To track a workflow from endpoint to training data source

  1. Import the tracking entities.

    import sys !{sys.executable} -m pip install -q sagemaker from sagemaker import get_execution_role from sagemaker.session import Session from sagemaker.lineage import context, artifact, association, action import boto3 boto_session = boto3.Session(region_name=region) sagemaker_client = boto_session.client("sagemaker")
  2. Get the endpoint context from the endpoint ARN.

    endpoint_context_arn = sagemaker_client.list_contexts( SourceUri=endpoint_arn)['ContextSummaries'][0]['ContextArn']
  3. Get the trial component from the association between the trial component and the endpoint context.

    trial_component_arn = sagemaker_client.list_associations( DestinationArn=endpoint_context_arn)['AssociationSummaries'][0]['SourceArn']
  4. Get the training data location artifact from the association between the trial component and the endpoint context.

    train_data_location_artifact_arn = sagemaker_client.list_associations( DestinationArn=trial_component_arn, SourceType='Model')['AssociationSummaries'][0]['SourceArn']
  5. Get the training data location from the training data location artifact.

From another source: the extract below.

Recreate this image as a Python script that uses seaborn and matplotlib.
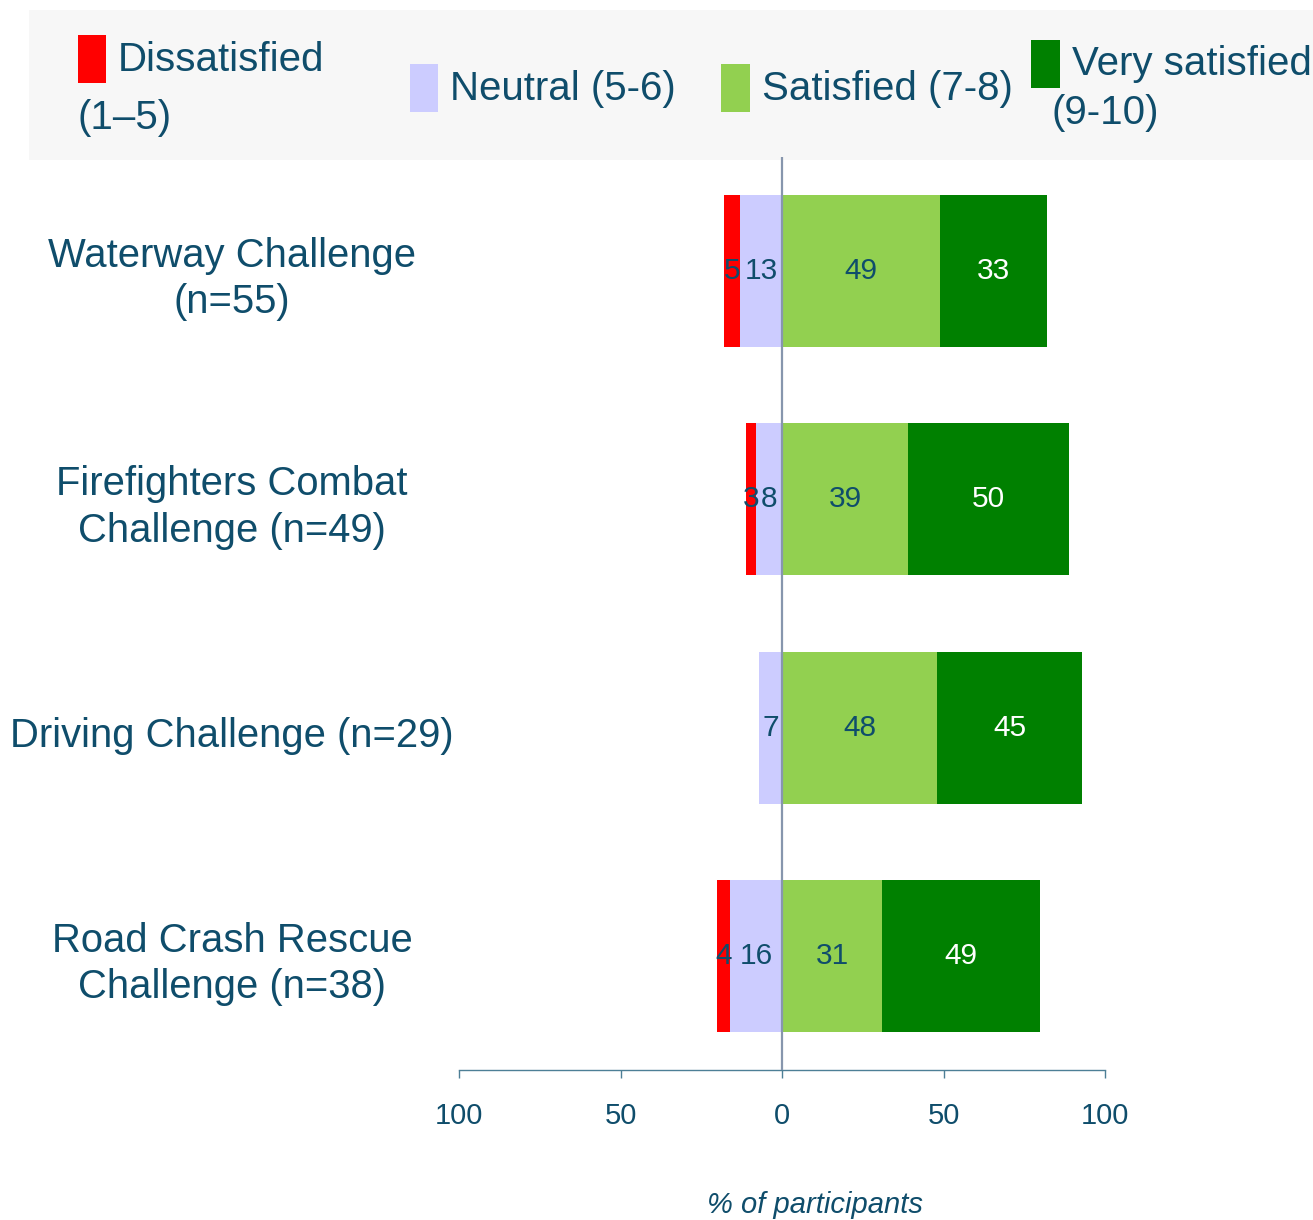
import matplotlib
matplotlib.use("Agg")
import matplotlib.pyplot as plt
import matplotlib.transforms as mtransforms
import seaborn as sns
import pandas as pd
from matplotlib.patches import Rectangle

# ---------------- data ----------------
categories = ["Waterway Challenge\n(n=55)",
              "Firefighters Combat\nChallenge (n=49)",
              "Driving Challenge (n=29)",
              "Road Crash Rescue\nChallenge (n=38)"]
dissatisfied = [5, 3, 0, 4]
neutral = [13, 8, 7, 16]
satisfied = [49, 39, 48, 31]
very_satisfied = [33, 50, 45, 49]
series_labels = ["Dissatisfied\n(1–5)", "Neutral (5-6)", "Satisfied (7-8)", "Very satisfied\n(9-10)"]
tick_values = [-100, -50, 0, 50, 100]
tick_labels = ["100", "50", "0", "50", "100"]
axis_label = "% of participants"

# ---------------- style ----------------
C_DIS, C_NEU, C_SAT, C_VERY = "#ff0000", "#ccccff", "#92d050", "#008000"
TXT = "#0f4d6b"
AXC = "#4d7f96"
sns.set_style("white")
plt.rcParams["font.family"] = ["Liberation Sans", "DejaVu Sans"]

W, H = 1313, 1220
fig = plt.figure(figsize=(W / 100, H / 100), dpi=100)
ax = fig.add_axes([459 / W, 1 - 1070 / H, 646 / W, (1070 - 157) / H])
ax.patch.set_visible(False)

df = pd.DataFrame({
    "cat": categories,
    "dis": dissatisfied,
    "neu": neutral,
    "sat": satisfied,
    "very": very_satisfied,
})
df["left_outer"] = -(df["dis"] + df["neu"])
df["left_inner"] = -df["neu"]
df["right_outer"] = df["sat"] + df["very"]
df["right_inner"] = df["sat"]

bw = 0.665
for col, c in [("right_outer", C_VERY), ("right_inner", C_SAT),
               ("left_outer", C_DIS), ("left_inner", C_NEU)]:
    sns.barplot(data=df, y="cat", x=col, color=c, orient="h", width=bw,
                saturation=1, ax=ax, edgecolor="none", order=categories)

ax.axvline(0, color="#8796ad", lw=1.6, zorder=4)

# value labels
fs_small = 21.5
for i, row in df.iterrows():
    if row["dis"] > 0:
        ax.text(-(row["neu"] + row["dis"] / 2), i, str(row["dis"]), ha="center", va="center",
                color=TXT, fontsize=fs_small, zorder=5)
    if row["neu"] > 0:
        ax.text(-row["neu"] / 2, i, str(row["neu"]), ha="center", va="center",
                color=TXT, fontsize=fs_small, zorder=5)
    ax.text(row["sat"] / 2, i, str(row["sat"]), ha="center", va="center",
            color=TXT, fontsize=fs_small, zorder=5)
    ax.text(row["sat"] + row["very"] / 2, i, str(row["very"]), ha="center", va="center",
            color="white", fontsize=fs_small, zorder=5)

ax.set_xlim(-100, 100)
ax.set_ylim(len(categories) - 0.5, -0.5)
ax.set_xticks(tick_values)
ax.set_xticklabels(tick_labels, fontsize=21, color=TXT)
ax.tick_params(axis="x", bottom=True, length=6, width=1, color=AXC, pad=17, direction="out")
ax.set_xlabel("")
ax.set_ylabel("")
ax.set_yticks(range(len(categories)))
ax.set_yticklabels([])
ax.tick_params(axis="y", length=0, left=False)
for s in ["top", "right", "left"]:
    ax.spines[s].set_visible(False)
ax.spines["bottom"].set_color(AXC)
ax.spines["bottom"].set_linewidth(1)

# category labels, centred at x = 232 px
lab_tr = mtransforms.blended_transform_factory(fig.transFigure, ax.transData) + \
    mtransforms.ScaledTranslation(0, -8 / 100, fig.dpi_scale_trans)
for i, cat in enumerate(categories):
    fig.text(232 / W, i, cat, transform=lab_tr, ha="center", va="center",
             multialignment="center", fontsize=28.8, color=TXT, linespacing=1.28)

fig.text(815 / W, 1 - 1205 / H, axis_label, ha="center", va="center",
         fontsize=21, style="italic", color=TXT)

# ---------------- legend (manual, in pixel positions) ----------------
def fx(x):
    return x / W

def fy(y):
    return 1 - y / H

def frect(x, y, w, h, color, z=1):
    fig.add_artist(Rectangle((fx(x), fy(y + h)), w / W, h / H, transform=fig.transFigure,
                             facecolor=color, edgecolor="none", zorder=z))

frect(29, 10, W - 29, 150, "#f7f7f7", z=0)
frect(78, 35, 28, 48, C_DIS, z=2)
frect(410, 64, 28, 48, C_NEU, z=2)
frect(721, 64, 29, 48, C_SAT, z=2)
frect(1031, 40, 29, 48, C_VERY, z=2)

fs_leg = 29
d1, d2 = series_labels[0].split("\n")
v1, v2 = series_labels[3].split("\n")
for x, y, t in [(118, 60, d1), (78, 118, d2), (450, 89, series_labels[1]),
                (762, 89, series_labels[2]), (1072, 64, v1), (1052, 113, v2)]:
    fig.text(fx(x), fy(y), t, ha="left", va="center", fontsize=fs_leg, color=TXT, zorder=3)

fig.savefig("out.png", dpi=100)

    train_data_location = sagemaker_client.describe_artifact( ArtifactArn=train_data_location_artifact_arn)['Source']['SourceUri'] print(train_data_location)

    Response:

    s3://sagemaker-sample-data-us-east-2/mxnet/mnist/train

Limits

An association can be created between any entities, experiment and lineage, except the following:

  • An association can't be created between two experiment entities. Experiment entities consist of experiments, trials, and trial components.

  • An association can't be created with another association.

An error occurs if you try to create an entity that already exists.

Maximum number of manually created lineage entities

  • Actions: 3000

  • Artifacts: 6000

  • Associations: 6000

  • Contexts: 500

There is no limit to the number of lineage entities automatically created by SageMaker.